The most significant change in Berlin specifically is the pool of ML engineers who have cycled out of the research-to-industry pipeline. A generation of PhD graduates from TU Berlin, FU Berlin, and the Max Planck Institute network spent four to six years building applied ML systems in industrial and academic contexts, and many of them are now at career transition points — either having completed their first industry role and looking for a more mission-driven environment, or having been caught up in the post-2022 hiring contractions at large tech companies. This is not a soft labour market signal — it is a structural increase in the availability of genuinely senior ML talent for the kind of deep technical AI-native product work that characterises the companies we back. The signal is visible in the CV quality we see for technical roles at seed-stage portfolio companies in 2023 compared to 2021.
The Austrian and Swiss markets deserve more attention than they receive in the DACH talent narrative. Vienna has developed a specific density of enterprise software engineering talent in legal tech, financial services automation, and B2B marketplaces — partly as a consequence of the Central European professional services hub that the city has historically been. Zurich's talent market is expensive but technically exceptional, with particular strength in ML infrastructure, quantitative methods, and financial technology that reflects the profile of the major institutions headquartered there. For companies willing to manage a distributed engineering team across DACH rather than concentrating entirely in Berlin, the talent pool is meaningfully broader and often more experienced in enterprise technical contexts than a Berlin-only hiring strategy would access.
We are not saying the DACH talent market has become easy. It has not. Senior ML engineers with both research depth and production engineering experience remain scarce and expensive everywhere in the ecosystem. The competition for experienced commercial talent — specifically people with enterprise SaaS sales experience who understand the German procurement dynamic — remains intense. The companies that are building well-composed teams in this environment are typically those that have a specific and credible story about why their technical problem is interesting to someone with options, and those that have built their hiring process to move quickly when they find the right person rather than running a three-month evaluation cycle that loses candidates to competitors mid-process.

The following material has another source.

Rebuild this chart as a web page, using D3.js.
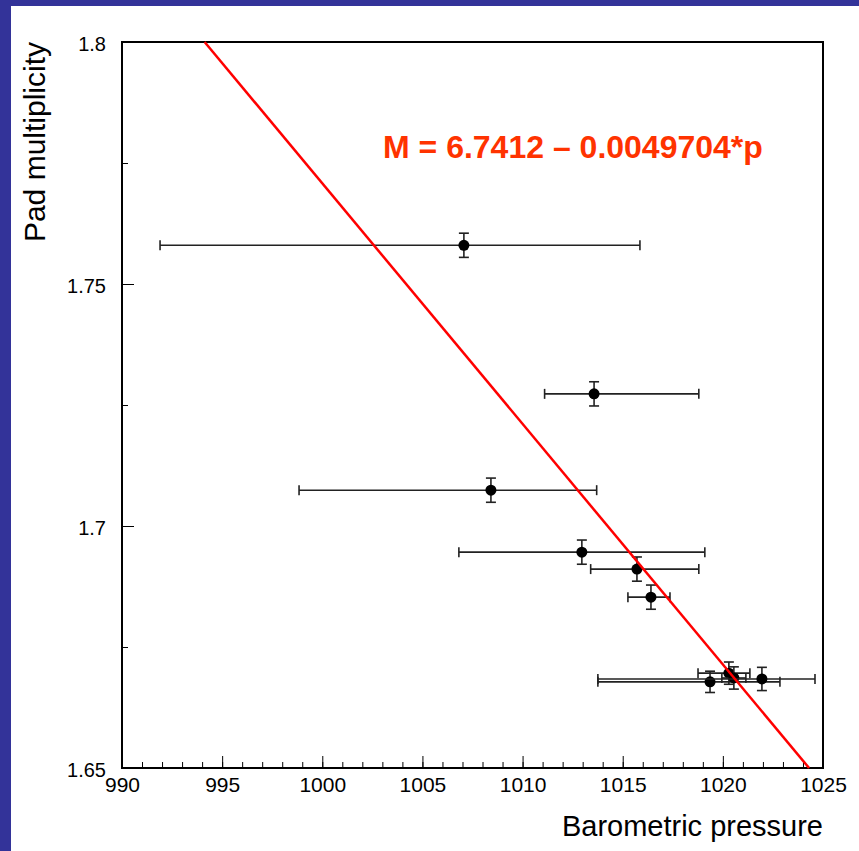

The pattern we find most encouraging is the emergence of founding teams that combine different components of the DACH talent stack: a technical co-founder with a research background from the Munich or Berlin university network, a commercial co-founder who spent four to six years inside a German enterprise as a practitioner in the function being automated, and an engineering hire who came out of the talent contraction at a large tech company and brings production systems experience. This combination — research-level ML understanding, domain-level process knowledge, and production engineering discipline — is exactly the team profile that can build AI-native workflow automation at the quality threshold German enterprise buyers require. The fact that this profile is increasingly available in the DACH market is a material input to our confidence in the thesis.